:: Required work ::
Pull every line holding the string "React" from the records below.

:: Materials provided ::
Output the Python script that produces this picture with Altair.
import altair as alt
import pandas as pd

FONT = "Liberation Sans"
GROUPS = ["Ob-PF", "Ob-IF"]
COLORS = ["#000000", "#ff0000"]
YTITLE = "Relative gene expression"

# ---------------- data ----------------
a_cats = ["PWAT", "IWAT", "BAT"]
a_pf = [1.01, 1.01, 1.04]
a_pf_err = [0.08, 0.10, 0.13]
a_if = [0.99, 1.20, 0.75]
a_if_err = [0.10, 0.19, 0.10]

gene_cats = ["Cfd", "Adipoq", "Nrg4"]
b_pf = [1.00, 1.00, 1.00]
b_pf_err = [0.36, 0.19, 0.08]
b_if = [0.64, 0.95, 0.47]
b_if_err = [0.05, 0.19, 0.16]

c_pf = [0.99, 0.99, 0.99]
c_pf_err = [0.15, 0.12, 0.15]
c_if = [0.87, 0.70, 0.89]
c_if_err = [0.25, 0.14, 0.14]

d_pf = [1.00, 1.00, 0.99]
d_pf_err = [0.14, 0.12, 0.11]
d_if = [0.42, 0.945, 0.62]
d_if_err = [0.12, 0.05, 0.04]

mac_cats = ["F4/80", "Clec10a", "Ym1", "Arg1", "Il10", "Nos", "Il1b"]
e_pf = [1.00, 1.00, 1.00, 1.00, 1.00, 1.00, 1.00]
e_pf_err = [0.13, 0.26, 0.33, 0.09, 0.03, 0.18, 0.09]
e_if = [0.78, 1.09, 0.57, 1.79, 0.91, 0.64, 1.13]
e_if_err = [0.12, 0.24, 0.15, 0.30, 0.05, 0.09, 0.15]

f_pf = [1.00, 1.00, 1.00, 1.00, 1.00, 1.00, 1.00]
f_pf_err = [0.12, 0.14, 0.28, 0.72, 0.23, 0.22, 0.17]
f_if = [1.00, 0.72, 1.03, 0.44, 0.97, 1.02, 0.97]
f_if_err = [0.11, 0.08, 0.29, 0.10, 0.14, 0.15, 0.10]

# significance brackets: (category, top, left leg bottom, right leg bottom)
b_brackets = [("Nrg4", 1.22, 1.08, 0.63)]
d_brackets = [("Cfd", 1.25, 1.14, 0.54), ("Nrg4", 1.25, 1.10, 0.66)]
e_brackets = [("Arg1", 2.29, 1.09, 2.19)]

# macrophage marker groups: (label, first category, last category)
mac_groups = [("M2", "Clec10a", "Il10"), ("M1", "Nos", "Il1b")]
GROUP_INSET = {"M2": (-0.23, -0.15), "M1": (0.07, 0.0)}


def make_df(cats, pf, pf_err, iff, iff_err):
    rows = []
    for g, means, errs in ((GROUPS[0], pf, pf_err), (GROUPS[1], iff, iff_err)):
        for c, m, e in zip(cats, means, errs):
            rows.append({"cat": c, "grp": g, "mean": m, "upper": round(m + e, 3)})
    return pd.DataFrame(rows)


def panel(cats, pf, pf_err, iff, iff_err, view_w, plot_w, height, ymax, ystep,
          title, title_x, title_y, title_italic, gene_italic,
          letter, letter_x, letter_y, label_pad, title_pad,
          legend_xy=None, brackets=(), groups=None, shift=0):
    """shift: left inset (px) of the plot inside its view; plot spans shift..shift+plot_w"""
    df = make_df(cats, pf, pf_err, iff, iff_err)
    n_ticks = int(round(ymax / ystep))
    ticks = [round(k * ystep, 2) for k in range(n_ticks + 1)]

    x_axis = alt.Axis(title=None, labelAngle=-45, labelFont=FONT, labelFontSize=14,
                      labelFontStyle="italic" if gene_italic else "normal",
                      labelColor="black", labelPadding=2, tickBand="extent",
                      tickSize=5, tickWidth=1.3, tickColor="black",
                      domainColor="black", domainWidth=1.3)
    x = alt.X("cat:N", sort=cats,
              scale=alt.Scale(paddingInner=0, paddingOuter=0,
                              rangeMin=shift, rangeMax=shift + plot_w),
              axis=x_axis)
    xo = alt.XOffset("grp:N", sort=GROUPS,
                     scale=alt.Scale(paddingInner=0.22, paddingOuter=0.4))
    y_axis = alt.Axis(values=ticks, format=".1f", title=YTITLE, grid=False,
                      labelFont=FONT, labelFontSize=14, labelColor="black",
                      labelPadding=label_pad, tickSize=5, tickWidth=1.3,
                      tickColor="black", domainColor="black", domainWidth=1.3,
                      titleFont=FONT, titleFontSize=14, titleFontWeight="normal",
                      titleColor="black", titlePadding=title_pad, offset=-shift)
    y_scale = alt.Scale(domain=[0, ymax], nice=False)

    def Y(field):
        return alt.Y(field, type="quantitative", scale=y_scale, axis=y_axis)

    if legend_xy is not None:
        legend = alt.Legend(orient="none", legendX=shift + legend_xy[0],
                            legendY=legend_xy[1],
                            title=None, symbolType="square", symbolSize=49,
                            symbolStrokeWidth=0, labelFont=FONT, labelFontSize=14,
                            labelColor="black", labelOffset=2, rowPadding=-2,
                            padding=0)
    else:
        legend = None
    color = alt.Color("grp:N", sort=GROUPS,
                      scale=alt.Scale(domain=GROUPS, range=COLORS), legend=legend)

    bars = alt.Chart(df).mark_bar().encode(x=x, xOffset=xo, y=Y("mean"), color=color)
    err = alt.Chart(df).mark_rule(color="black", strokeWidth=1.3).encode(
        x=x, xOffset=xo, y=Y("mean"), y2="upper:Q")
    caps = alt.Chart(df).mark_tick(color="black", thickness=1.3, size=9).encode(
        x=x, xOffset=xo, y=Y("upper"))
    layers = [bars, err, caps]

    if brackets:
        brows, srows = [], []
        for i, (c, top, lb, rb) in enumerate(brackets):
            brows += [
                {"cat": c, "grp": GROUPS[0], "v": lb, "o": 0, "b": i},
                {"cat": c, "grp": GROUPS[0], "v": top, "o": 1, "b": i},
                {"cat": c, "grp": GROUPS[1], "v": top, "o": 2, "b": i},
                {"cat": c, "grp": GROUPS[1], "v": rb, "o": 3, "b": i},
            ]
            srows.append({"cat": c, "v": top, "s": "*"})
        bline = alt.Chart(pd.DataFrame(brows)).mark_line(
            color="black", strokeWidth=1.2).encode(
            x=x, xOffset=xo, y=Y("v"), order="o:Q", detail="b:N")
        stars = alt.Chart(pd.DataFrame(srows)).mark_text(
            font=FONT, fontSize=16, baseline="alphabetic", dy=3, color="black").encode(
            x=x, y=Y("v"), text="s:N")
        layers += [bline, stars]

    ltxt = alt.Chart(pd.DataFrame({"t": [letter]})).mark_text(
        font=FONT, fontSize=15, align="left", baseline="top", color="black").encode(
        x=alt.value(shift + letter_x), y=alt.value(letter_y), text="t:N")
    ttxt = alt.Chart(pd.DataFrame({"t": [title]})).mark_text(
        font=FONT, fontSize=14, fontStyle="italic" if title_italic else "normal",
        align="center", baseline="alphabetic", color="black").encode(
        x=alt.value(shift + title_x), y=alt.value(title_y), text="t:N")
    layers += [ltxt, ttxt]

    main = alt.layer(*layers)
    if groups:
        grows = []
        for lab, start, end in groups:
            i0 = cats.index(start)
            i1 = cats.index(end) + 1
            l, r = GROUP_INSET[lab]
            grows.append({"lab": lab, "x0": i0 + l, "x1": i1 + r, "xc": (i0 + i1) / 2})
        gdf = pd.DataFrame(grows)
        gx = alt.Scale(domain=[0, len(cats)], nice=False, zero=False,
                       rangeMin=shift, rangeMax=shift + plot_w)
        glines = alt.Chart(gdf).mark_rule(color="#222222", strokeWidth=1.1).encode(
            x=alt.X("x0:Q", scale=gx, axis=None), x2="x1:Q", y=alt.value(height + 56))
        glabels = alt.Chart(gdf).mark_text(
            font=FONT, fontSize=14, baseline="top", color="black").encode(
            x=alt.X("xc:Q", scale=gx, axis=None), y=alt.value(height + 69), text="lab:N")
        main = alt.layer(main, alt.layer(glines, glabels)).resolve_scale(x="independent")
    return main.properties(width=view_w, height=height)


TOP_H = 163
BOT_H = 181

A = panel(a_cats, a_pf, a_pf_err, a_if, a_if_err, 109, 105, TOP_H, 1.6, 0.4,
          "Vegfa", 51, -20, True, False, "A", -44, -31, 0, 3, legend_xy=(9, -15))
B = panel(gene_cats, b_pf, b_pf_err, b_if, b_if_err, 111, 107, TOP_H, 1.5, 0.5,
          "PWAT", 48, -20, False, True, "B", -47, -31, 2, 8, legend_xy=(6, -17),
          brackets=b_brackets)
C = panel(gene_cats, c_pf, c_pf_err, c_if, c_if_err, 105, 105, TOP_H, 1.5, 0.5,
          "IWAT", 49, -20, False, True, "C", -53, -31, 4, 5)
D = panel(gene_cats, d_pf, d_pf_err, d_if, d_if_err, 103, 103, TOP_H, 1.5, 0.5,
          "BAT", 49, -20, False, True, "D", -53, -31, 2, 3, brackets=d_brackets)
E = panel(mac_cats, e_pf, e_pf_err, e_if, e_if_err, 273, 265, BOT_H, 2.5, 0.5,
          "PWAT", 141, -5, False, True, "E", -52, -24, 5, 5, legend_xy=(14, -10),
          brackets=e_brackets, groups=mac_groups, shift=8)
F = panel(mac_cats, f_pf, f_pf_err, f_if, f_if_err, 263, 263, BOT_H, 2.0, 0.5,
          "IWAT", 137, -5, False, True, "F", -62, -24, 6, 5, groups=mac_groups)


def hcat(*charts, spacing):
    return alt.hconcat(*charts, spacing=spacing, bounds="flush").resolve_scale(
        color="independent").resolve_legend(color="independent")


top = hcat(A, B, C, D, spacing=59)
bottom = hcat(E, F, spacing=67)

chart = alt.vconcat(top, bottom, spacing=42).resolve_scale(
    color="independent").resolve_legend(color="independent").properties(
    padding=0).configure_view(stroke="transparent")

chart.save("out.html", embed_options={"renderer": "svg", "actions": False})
* * *
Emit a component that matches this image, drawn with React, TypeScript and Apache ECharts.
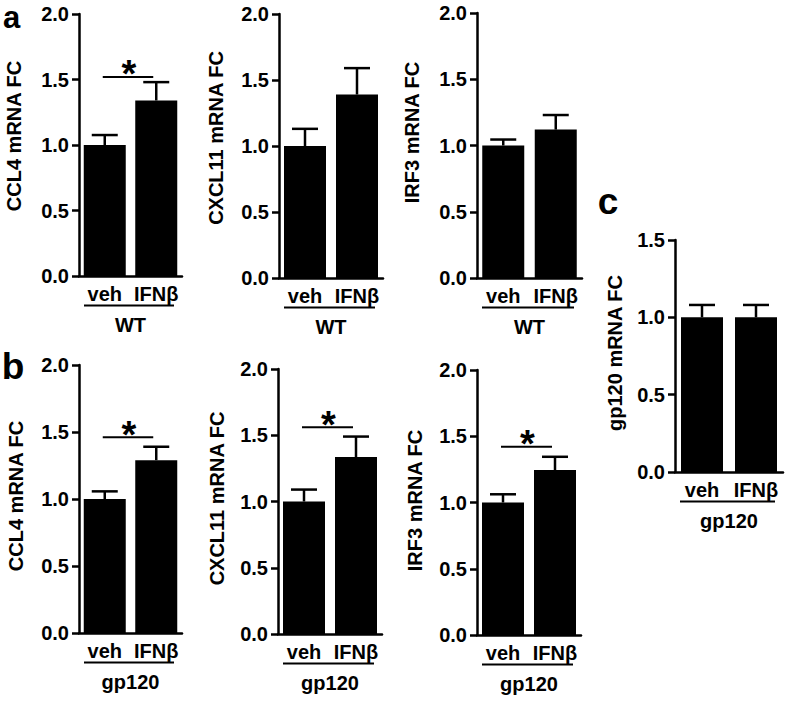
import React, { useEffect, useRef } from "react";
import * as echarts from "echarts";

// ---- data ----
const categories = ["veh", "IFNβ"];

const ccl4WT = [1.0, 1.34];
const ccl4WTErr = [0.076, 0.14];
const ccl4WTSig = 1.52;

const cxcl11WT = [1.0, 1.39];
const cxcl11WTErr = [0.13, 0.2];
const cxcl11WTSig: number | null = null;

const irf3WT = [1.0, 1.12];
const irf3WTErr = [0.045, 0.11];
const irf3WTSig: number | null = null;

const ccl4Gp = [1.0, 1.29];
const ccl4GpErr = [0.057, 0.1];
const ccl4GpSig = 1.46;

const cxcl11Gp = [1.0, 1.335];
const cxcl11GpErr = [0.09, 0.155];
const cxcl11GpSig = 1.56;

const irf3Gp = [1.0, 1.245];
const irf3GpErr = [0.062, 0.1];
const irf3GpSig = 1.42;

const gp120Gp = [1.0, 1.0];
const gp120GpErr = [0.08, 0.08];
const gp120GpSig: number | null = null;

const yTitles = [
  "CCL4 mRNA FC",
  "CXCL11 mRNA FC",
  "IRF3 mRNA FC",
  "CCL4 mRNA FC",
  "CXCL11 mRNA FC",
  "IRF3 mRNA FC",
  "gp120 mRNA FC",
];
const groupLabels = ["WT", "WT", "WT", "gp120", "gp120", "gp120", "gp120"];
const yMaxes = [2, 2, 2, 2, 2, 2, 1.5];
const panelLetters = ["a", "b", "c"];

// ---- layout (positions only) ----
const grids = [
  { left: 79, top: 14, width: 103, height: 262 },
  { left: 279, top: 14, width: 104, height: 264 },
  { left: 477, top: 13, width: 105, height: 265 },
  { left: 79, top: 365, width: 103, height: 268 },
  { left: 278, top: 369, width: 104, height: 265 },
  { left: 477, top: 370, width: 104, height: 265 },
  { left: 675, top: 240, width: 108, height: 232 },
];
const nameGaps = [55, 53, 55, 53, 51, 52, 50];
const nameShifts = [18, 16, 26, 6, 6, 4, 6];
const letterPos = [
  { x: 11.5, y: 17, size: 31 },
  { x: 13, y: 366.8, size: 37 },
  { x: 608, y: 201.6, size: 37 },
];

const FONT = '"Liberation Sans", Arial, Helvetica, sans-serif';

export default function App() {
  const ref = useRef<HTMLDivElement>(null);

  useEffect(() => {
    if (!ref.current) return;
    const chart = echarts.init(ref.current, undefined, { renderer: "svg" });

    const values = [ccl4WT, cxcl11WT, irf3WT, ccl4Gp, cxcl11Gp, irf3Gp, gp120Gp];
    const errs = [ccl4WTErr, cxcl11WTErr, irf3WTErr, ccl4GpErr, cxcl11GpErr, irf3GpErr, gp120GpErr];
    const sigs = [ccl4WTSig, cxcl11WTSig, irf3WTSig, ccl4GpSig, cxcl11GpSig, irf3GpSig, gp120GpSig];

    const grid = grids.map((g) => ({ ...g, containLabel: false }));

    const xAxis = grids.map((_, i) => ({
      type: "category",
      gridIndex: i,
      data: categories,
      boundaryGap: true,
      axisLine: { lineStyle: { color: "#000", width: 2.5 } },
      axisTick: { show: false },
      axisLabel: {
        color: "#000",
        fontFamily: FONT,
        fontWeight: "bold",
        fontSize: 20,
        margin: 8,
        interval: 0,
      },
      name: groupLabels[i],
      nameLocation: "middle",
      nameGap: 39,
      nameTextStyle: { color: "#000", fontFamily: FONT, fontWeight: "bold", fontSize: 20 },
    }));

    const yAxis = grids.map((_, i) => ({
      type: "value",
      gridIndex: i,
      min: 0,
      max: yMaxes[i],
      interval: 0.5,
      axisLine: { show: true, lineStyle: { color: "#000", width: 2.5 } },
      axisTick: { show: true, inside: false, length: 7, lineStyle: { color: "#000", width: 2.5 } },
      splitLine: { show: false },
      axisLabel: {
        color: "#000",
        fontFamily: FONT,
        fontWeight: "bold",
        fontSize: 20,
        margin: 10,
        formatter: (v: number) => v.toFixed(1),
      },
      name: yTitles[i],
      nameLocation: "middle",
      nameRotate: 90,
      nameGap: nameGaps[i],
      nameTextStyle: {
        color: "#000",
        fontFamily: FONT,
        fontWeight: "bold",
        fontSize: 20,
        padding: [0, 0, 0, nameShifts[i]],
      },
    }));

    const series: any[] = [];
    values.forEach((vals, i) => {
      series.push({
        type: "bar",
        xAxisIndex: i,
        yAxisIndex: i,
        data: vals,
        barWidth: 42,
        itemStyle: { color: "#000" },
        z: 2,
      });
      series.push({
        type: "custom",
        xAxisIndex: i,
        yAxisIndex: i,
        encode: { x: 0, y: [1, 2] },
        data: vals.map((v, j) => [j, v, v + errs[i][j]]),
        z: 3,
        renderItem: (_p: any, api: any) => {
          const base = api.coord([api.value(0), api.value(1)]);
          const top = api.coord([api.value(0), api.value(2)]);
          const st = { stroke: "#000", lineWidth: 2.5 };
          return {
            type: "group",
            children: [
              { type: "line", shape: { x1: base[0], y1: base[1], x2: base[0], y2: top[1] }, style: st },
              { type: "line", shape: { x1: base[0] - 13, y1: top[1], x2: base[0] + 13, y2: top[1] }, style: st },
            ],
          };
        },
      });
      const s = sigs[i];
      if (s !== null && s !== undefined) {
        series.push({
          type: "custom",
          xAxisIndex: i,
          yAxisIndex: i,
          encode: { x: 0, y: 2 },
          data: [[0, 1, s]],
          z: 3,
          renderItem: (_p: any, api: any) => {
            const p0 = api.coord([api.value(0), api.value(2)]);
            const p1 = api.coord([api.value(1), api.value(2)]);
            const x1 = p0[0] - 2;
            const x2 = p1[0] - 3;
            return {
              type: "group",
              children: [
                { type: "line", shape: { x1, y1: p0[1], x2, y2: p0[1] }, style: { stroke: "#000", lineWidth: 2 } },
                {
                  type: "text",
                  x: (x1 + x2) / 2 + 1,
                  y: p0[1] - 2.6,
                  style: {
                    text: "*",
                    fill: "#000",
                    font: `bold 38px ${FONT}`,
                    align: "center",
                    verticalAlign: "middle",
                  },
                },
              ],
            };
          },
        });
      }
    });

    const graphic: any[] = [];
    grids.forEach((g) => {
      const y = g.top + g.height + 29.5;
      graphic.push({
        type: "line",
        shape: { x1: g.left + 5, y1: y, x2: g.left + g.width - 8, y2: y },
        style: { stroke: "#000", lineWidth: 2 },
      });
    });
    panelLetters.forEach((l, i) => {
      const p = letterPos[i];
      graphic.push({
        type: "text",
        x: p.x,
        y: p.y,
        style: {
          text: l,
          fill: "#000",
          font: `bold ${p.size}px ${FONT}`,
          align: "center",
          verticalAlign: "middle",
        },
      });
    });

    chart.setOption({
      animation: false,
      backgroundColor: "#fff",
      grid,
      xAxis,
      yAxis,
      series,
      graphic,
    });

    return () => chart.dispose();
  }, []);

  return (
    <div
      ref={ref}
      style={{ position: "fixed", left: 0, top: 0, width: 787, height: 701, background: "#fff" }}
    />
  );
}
* * *
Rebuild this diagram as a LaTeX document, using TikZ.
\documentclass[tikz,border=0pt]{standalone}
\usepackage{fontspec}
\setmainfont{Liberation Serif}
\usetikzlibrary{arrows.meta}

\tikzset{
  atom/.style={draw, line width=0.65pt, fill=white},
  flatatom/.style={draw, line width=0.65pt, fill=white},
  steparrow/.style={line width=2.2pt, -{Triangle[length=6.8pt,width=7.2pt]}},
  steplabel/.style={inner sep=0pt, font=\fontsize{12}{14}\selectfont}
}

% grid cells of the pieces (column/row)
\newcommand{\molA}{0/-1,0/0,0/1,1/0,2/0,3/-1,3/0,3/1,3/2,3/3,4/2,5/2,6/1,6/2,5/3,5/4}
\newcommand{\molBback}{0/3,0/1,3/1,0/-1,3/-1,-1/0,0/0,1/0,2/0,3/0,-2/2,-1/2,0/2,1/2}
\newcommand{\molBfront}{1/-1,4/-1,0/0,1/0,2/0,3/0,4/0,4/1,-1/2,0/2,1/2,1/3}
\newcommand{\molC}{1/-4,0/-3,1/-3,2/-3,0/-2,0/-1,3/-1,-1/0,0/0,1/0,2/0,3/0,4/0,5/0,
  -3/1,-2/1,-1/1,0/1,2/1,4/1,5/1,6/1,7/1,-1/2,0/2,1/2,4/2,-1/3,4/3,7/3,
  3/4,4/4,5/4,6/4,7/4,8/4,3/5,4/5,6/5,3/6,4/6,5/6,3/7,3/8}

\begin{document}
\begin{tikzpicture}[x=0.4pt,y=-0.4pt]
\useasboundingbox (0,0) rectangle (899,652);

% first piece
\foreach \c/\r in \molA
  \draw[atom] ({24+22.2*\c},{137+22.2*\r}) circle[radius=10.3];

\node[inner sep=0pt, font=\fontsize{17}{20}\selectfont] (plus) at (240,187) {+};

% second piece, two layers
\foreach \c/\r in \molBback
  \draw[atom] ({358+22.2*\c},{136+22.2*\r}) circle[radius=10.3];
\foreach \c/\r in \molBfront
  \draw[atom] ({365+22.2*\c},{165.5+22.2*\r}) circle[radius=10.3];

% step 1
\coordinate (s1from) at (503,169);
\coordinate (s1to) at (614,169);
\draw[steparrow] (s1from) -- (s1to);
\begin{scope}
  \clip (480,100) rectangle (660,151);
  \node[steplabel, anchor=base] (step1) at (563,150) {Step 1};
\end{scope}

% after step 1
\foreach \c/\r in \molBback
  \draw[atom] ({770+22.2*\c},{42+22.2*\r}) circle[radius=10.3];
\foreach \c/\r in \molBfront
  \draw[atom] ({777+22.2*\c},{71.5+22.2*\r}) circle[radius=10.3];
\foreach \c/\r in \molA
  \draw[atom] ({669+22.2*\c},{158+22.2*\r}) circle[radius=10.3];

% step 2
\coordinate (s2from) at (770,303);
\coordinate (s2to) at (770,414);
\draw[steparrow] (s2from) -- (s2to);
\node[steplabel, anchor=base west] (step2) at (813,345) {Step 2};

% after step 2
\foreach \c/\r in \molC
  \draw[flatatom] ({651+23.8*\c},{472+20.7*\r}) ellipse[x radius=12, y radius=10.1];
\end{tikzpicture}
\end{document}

:: Solution ::
Emit a component that matches this image, drawn with React, TypeScript and Apache ECharts.
import React, { useEffect, useRef } from "react";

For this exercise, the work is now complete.